Babis est une des plus grandes fortunes tchèques ; son premier mandat a été marqué par des conflits d’intérêt permanents entre ses affaires privées et celles du gouvernement. Un procès est encore en cours en raison d’une fraude aux fonds européens ; c’est l’affaire dite du « Nid de cigognes », une entreprise que Babis a sortie de son empire commercial sur le papier pour recevoir d’importantes subventions de l’UE, avant d’en redevenir le propriétaire. Alors que ces dérives avaient provoqué sa chute en 2021, quatre ans plus tard, elles lui valent d’avoir le vent en poupe et de remporter les élections législatives de 2025.

La droite l’emporte aux élections, mais devra s’appuyer sur une coalition pour gouverner.
Le parti ANO obtient 34,5 % des suffrages, devant la majorité sortante, SPOLU (Ensemble), 23 % des voix. STAN (les Maires et indépendants) 11 %, le Parti pirate 9 %, SPD (Liberté et démocratie directe) 8 %, Motoristé sobé (les automobilistes pour eux-mêmes) 8 %, complètent le palmarès.

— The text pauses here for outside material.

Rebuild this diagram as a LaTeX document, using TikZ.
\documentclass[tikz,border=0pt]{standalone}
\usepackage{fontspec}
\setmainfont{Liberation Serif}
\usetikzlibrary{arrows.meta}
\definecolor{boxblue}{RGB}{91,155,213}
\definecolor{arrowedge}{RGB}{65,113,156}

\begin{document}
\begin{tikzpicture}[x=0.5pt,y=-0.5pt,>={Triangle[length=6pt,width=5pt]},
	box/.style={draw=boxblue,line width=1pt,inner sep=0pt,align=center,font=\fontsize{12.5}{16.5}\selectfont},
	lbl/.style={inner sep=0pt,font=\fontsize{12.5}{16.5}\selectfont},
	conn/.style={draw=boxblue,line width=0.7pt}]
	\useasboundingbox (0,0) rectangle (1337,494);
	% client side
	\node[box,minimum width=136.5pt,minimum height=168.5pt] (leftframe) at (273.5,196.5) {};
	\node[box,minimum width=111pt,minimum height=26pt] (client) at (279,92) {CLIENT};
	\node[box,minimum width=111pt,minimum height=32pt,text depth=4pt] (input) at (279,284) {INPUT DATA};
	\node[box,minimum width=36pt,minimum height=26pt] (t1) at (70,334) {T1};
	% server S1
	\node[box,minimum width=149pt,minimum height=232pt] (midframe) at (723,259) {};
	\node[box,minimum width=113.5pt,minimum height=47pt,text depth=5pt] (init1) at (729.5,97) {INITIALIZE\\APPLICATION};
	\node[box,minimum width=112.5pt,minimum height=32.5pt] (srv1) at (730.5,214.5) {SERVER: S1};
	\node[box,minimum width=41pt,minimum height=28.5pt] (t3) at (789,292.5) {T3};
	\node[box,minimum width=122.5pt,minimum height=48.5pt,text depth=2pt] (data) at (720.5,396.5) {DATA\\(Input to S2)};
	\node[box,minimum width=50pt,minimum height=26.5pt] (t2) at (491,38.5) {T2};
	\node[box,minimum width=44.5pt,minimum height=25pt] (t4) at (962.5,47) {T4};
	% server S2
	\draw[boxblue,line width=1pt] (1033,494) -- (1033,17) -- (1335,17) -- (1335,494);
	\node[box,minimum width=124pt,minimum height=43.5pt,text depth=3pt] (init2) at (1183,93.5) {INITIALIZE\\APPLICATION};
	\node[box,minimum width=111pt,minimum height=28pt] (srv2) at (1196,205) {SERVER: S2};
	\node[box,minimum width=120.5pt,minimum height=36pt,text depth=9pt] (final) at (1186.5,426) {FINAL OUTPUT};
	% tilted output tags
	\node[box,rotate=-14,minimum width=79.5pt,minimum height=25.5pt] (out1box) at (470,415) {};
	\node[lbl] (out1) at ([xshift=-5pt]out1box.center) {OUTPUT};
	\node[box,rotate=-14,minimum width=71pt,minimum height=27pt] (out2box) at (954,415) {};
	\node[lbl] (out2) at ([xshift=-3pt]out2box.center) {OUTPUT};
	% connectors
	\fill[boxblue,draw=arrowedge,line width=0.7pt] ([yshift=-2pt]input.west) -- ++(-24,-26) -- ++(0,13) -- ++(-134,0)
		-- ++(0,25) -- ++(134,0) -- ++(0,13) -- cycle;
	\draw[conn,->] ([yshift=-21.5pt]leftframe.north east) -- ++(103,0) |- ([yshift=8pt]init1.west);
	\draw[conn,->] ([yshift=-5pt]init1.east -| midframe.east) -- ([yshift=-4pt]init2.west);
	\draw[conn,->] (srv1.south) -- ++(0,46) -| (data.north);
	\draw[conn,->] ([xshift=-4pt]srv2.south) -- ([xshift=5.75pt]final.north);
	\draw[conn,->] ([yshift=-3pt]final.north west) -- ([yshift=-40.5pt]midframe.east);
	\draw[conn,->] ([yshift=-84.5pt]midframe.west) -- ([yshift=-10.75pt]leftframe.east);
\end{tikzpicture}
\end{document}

Le résultat du parti ANO doit lui assurer 80 des 200 sièges à la chambre des députés. Pour obtenir une majorité, il lui faut envisager une alliance avec les Motoristes (ultra conservateurs, hostiles au pacte vert européen et défenseurs des véhicules à moteur conventionnel) et avec le SPD d’extrême droite.

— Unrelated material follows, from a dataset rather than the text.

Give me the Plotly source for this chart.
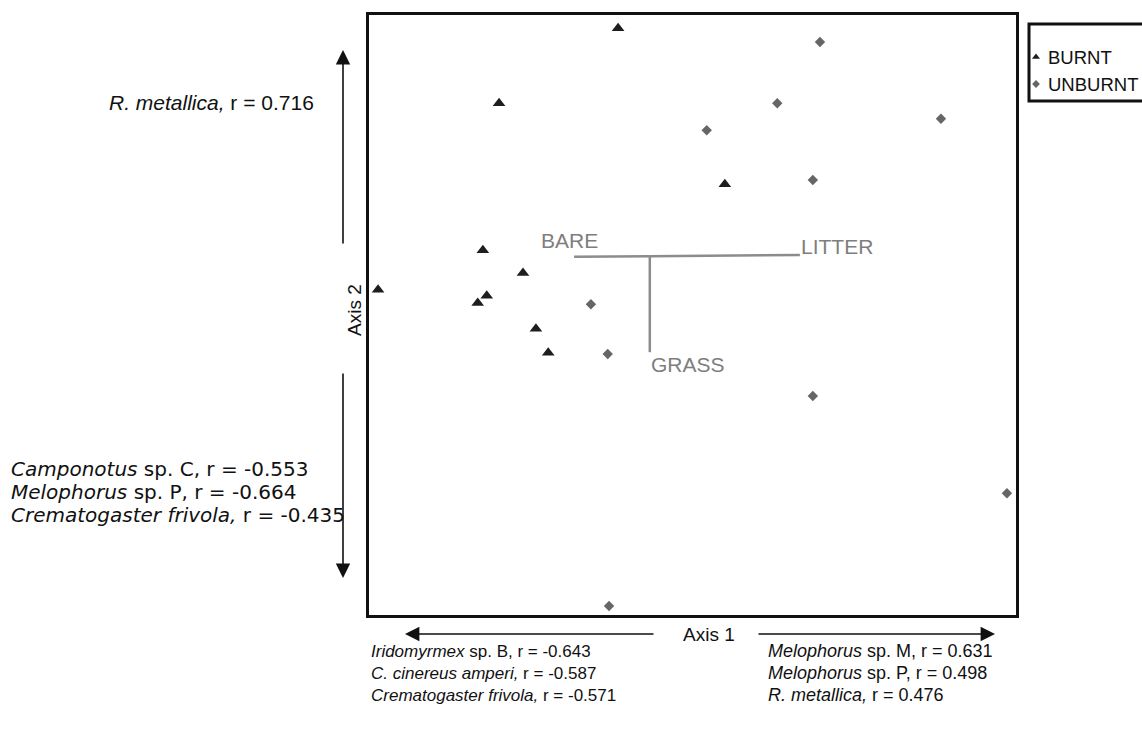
import plotly.graph_objects as go

W, H = 1142, 744

# ---- data (ordination scores, arbitrary 0-100 units) ----
burnt_x = [38.5, 20.1, 55.0, 17.6, 23.8, 1.4, 18.2, 16.8, 25.8, 27.7]
burnt_y = [97.8, 85.3, 71.8, 60.8, 57.0, 54.2, 53.2, 52.0, 47.7, 43.7]
unburnt_x = [69.7, 63.1, 52.2, 88.4, 68.6, 34.3, 36.9, 68.6, 98.6, 37.1]
unburnt_y = [95.5, 85.3, 80.8, 82.7, 72.5, 51.8, 43.5, 36.5, 20.3, 1.5]

vector_names = ["BARE", "LITTER", "GRASS"]
vector_origin = (43.4, 59.8)
vector_x = [31.7, 66.6, 43.4]
vector_y = [59.7, 60.0, 43.8]

legend_names = ["BURNT", "UNBURNT"]

axis2_pos_label = ["<i>R. metallica,</i> r = 0.716"]
axis2_neg_labels = ["<i>Camponotus</i> sp. C, r = -0.553",
                    "<i>Melophorus</i> sp. P, r = -0.664",
                    "<i>Crematogaster frivola,</i> r = -0.435"]
axis1_neg_labels = ["<i>Iridomyrmex</i> sp. B, r = -0.643",
                    "<i>C. cinereus amperi,</i> r = -0.587",
                    "<i>Crematogaster frivola,</i> r = -0.571"]
axis1_pos_labels = ["<i>Melophorus</i> sp. M, r = 0.631",
                    "<i>Melophorus</i> sp. P, r = 0.498",
                    "<i>R. metallica,</i> r = 0.476"]

# ---- layout helpers (pixel -> paper) ----
def px(x):
    return x / W

def py(y):
    return 1 - y / H

PL, PR, PT, PB = 369, 1016, 15, 615
FONT = "Liberation Sans, Arial, sans-serif"
WIDE = "DejaVu Sans, Liberation Sans, sans-serif"
TRI_COLOR = "#1e1e1e"
DIA_COLOR = "#666666"
VEC_COLOR = "#8c8c8c"
TXT = "#111111"

fig = go.Figure()

fig.add_trace(go.Scatter(x=burnt_x, y=burnt_y, mode="markers", name=legend_names[0],
                         marker=dict(symbol="triangle-up", size=11, color=TRI_COLOR),
                         showlegend=False))
fig.add_trace(go.Scatter(x=unburnt_x, y=unburnt_y, mode="markers", name=legend_names[1],
                         marker=dict(symbol="diamond", size=8, color=DIA_COLOR),
                         showlegend=False))

# environmental vectors
for nm, vx, vy in zip(vector_names, vector_x, vector_y):
    fig.add_trace(go.Scatter(x=[vector_origin[0], vx], y=[vector_origin[1], vy], mode="lines",
                             line=dict(color=VEC_COLOR, width=2.5), showlegend=False,
                             hoverinfo="skip"))

vec_pos = {"BARE": dict(xanchor="center", xshift=-5, yshift=16),
           "LITTER": dict(xanchor="left", xshift=-1, yshift=9),
           "GRASS": dict(xanchor="left", xshift=-1, yshift=-12)}
for nm, vx, vy in zip(vector_names, vector_x, vector_y):
    fig.add_annotation(x=vx, y=vy, xref="x", yref="y", text=nm, showarrow=False,
                       yanchor="middle", **vec_pos[nm],
                       font=dict(family=FONT, size=21, color="#7e7e7e"))

# legend drawn in its own small axes
fig.add_trace(go.Scatter(x=[7], y=[57], xaxis="x2", yaxis="y2", mode="markers",
                         marker=dict(symbol="triangle-up", size=7, color=TRI_COLOR),
                         showlegend=False, hoverinfo="skip"))
fig.add_trace(go.Scatter(x=[7], y=[84], xaxis="x2", yaxis="y2", mode="markers",
                         marker=dict(symbol="diamond", size=6, color=DIA_COLOR),
                         showlegend=False, hoverinfo="skip"))
for nm, yy in zip(legend_names, [57, 84]):
    fig.add_annotation(x=px(1046), y=py(yy), xref="paper", yref="paper", text=nm,
                       showarrow=False, xanchor="left", yanchor="middle",
                       font=dict(family=FONT, size=18.5, color=TXT))
fig.add_shape(type="rect", xref="paper", yref="paper", x0=px(1029), x1=px(1150),
              y0=py(24), y1=py(101), line=dict(color=TXT, width=3))

# axis arrows
arrow = dict(showarrow=True, arrowhead=2, arrowsize=1.8, arrowwidth=1.6, arrowcolor=TXT,
             xref="paper", yref="paper", text="", axref="pixel", ayref="pixel")
fig.add_annotation(x=px(343), y=py(50), ax=0, ay=195, **arrow)
fig.add_annotation(x=px(343), y=py(578), ax=0, ay=-206, **arrow)
fig.add_annotation(x=px(405), y=py(634), ax=250, ay=0, **arrow)
fig.add_annotation(x=px(995), y=py(634), ax=-238, ay=0, **arrow)

fig.add_annotation(x=px(709), y=py(634), xref="paper", yref="paper", text="Axis 1",
                   showarrow=False, xanchor="center", yanchor="middle",
                   font=dict(family=FONT, size=19, color=TXT))
fig.add_annotation(x=px(354), y=py(310), xref="paper", yref="paper", text="Axis 2",
                   showarrow=False, textangle=-90, xanchor="center", yanchor="middle",
                   font=dict(family=FONT, size=19, color=TXT))

# correlation labels
fig.add_annotation(x=px(316), y=py(103), xref="paper", yref="paper", text=axis2_pos_label[0],
                   showarrow=False, xanchor="right", yanchor="middle",
                   font=dict(family=FONT, size=21, color=TXT))
for i, t in enumerate(axis2_neg_labels):
    fig.add_annotation(x=px(9), y=py(468 + 23 * i), xref="paper", yref="paper", text=t,
                       showarrow=False, xanchor="left", yanchor="middle", height=23,
                       font=dict(family=WIDE, size=20, color=TXT))
for i, t in enumerate(axis1_neg_labels):
    fig.add_annotation(x=px(369), y=py(651 + 22 * i), xref="paper", yref="paper", text=t,
                       showarrow=False, xanchor="left", yanchor="middle", height=22,
                       font=dict(family=FONT, size=17, color=TXT))
for i, t in enumerate(axis1_pos_labels):
    fig.add_annotation(x=px(766), y=py(651 + 22 * i), xref="paper", yref="paper", text=t,
                       showarrow=False, xanchor="left", yanchor="middle", height=22,
                       font=dict(family=FONT, size=18, color=TXT))

fig.update_layout(
    width=W, height=H,
    margin=dict(l=0, r=0, t=0, b=0),
    paper_bgcolor="white", plot_bgcolor="white",
    showlegend=False,
    xaxis=dict(domain=[px(PL), px(PR)], range=[0, 100], showgrid=False, zeroline=False,
               showticklabels=False, ticks="", showline=True, mirror=True,
               linecolor=TXT, linewidth=2.5),
    yaxis=dict(domain=[py(PB), py(PT)], range=[0, 100], showgrid=False, zeroline=False,
               showticklabels=False, ticks="", showline=True, mirror=True,
               linecolor=TXT, linewidth=2.5),
    xaxis2=dict(domain=[px(1029), 1.0], range=[0, W - 1029], visible=False, anchor="y2"),
    yaxis2=dict(domain=[py(101), py(24)], range=[101, 24], visible=False, anchor="x2"),
)

fig.write_html("out.html")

ANO a obtenu ses meilleurs scores parmi les électeurs âgés, défavorisés, des régions rurales. Dans les grandes villes, la population jeune et plus éduquée lui était moins favorable, mais la participation y a été plus faible. Ce parti a tiré profit de la lassitude et de la fatigue de la population tchèque face à la guerre en Ukraine, à la hausse du coût de la vie et des prix de l’énergie, avec des promesses chiffrées à plusieurs millions d’euros, financées par une administration plus efficace, l’abandon de la réforme des retraites et la lutte contre la corruption… L’arrivée au pouvoir de ce parti présente certains risques : menaces sur l’État de droit et la démocratie, corruption, virage pro-russe, dénoncés par la coalition sortante qui n’a pas été entendue. Appuyée sur plusieurs comptes Tiktok, relais des discours pro-russes qui soutiennent la formation d’extrême droite SPD favorable à la sortie de la République tchèque de l’UE et de l’OTAN, l’ampleur de la désinformation a aussi joué un rôle. Cependant A. Babis exclut d’organiser un referendum sur ce sujet et envisage de former une majorité avec les nationalistes du parti Liberté et démocratie et du parti crypto communiste Stacilo, deux formations anti UE et anti OTAN.

Les entreprises d’A. Babis sont trop liées à l’UE pour qu’il se risque de rompre avec Bruxelles. La nouvelle majorité sera eurosceptique, et des difficultés sont à prévoir avec l’UE dans les domaines de la transition énergétique et du contrôle de l’immigration.
Ainsi qu’en témoignent les résultats d’élections dans d’autres États européens, le trumpisme gagne du terrain dans l’UE.